Google: traffic acquisition costs per 19 miliardi

Portare gli utenti sul proprio motore di ricerca e sui propri servizi ha un costo: Google lo sa bene, considerando la cifra messa in campo ogni anno.
Google: traffic acquisition costs per 19 miliardi
Portare gli utenti sul proprio motore di ricerca e sui propri servizi ha un costo: Google lo sa bene, considerando la cifra messa in campo ogni anno.

L’attività di Google è senza alcun dubbio in salute, progressivamente in crescita grazie a introiti che derivano in gran parte dalla vendita di inserzioni pubblicitarie. L’advertising online ha sempre rappresentato il core business del gruppo di Mountain View, fin da quando la società operava esclusivamente come motore di ricerca. Le cose non sono cambiate, nemmeno in seguito alla riorganizzazione passata per la nascita della parent company Alphabet.

C’è però un dettaglio, tutt’altro che piccolo e trascurabile, che riguarda le modalità con le quali bigG genera i suoi profitti: per mostrare le pubblicità che andranno poi a tramutarsi in guadagno, è necessario portare gli utenti sulle proprie pagine. Questo accade anche grazie a partnership siglate con realtà di terze parti, ad esempio i produttori di dispositivi mobile che a fronte di un compenso scelgono di preinstallare Google come motore di ricerca predefinito e le altre applicazioni del gruppo. Ovviamente, questo ha un costo: la spesa sostenuta dal colosso di Mountain View ogni anno per questa finalità ammonta complessivamente a 19 miliardi di dollari, comprensiva dei corrispettivi riconosciuti ai siti Web che ospitano le inserzioni del suo circuito pubblicitario. Sono i cosiddetti traffic acquisition costs.

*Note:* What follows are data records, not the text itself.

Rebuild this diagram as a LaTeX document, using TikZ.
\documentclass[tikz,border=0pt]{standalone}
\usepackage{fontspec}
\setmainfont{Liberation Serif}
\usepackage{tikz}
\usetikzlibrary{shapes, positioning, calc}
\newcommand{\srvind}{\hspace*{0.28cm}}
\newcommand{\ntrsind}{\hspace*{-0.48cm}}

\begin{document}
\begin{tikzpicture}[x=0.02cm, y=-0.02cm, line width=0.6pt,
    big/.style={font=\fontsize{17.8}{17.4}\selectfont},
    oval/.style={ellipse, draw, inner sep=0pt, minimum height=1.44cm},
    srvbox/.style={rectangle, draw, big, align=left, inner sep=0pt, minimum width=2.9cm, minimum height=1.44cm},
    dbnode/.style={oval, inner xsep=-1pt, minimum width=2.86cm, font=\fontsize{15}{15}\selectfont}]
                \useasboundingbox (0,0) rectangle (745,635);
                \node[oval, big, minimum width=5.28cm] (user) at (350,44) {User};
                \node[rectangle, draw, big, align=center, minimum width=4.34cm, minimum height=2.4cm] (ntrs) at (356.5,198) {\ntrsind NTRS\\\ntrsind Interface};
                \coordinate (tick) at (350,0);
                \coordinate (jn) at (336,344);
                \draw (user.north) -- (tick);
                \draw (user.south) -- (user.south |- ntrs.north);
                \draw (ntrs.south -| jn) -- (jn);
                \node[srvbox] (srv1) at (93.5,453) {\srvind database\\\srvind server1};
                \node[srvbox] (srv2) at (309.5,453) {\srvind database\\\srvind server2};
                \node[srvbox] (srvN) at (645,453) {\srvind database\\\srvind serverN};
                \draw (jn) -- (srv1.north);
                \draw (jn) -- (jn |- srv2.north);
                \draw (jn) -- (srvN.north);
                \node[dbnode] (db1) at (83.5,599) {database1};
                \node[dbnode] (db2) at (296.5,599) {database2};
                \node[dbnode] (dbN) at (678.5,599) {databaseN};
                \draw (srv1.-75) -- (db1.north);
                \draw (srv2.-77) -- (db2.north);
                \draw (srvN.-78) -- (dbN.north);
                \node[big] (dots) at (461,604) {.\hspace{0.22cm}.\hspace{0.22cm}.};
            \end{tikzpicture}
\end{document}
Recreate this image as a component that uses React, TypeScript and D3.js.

Una cifra importante, che stando alle previsioni degli analisti nel 2017 andrà a costituire l’11% circa degli introiti complessivi, una percentuale in crescita rispetto al 7% del 2012. Il trend potrebbe (utilizzare il condizionale è d’obbligo) proseguire anche nei prossimi anni, soprattutto se in Europa l’autorità antitrust si pronuncerà sul caso Android andando a modificare le dinamiche che regolano i rapporti tra bigG e i produttori di smartphone.

Tra le aziende che ricevono un compenso per porre i servizi di Google all’attenzione dei loro utenti c’è anche Apple. Sebbene i termini dell’accordo rimangano segreti, si parla di una somma monstre: dai 3 ai 4 miliardi di dollari ogni anno, per far sì che le ricerche effettuate su iOS, macOS e Safari vengano indirizzate sul motore di ricerca di Mountain View anziché verso un servizio della concorrenza. Complessivamente, considerando anche gli altri partner, si arriva a 7,2 miliardi di dollari.

Non risulta dunque difficile capire perché bigG abbia scelto di puntare sulla produzione e sulla vendita diretta di hardware, come accade ad esempio con i dispositivi della linea Pixel, mettendo in campo anche investimenti importanti come quello destinato all’acquisizione di una parte di HTC. Una strategia che, però, per dare i suoi frutti richiederà necessariamente del tempo.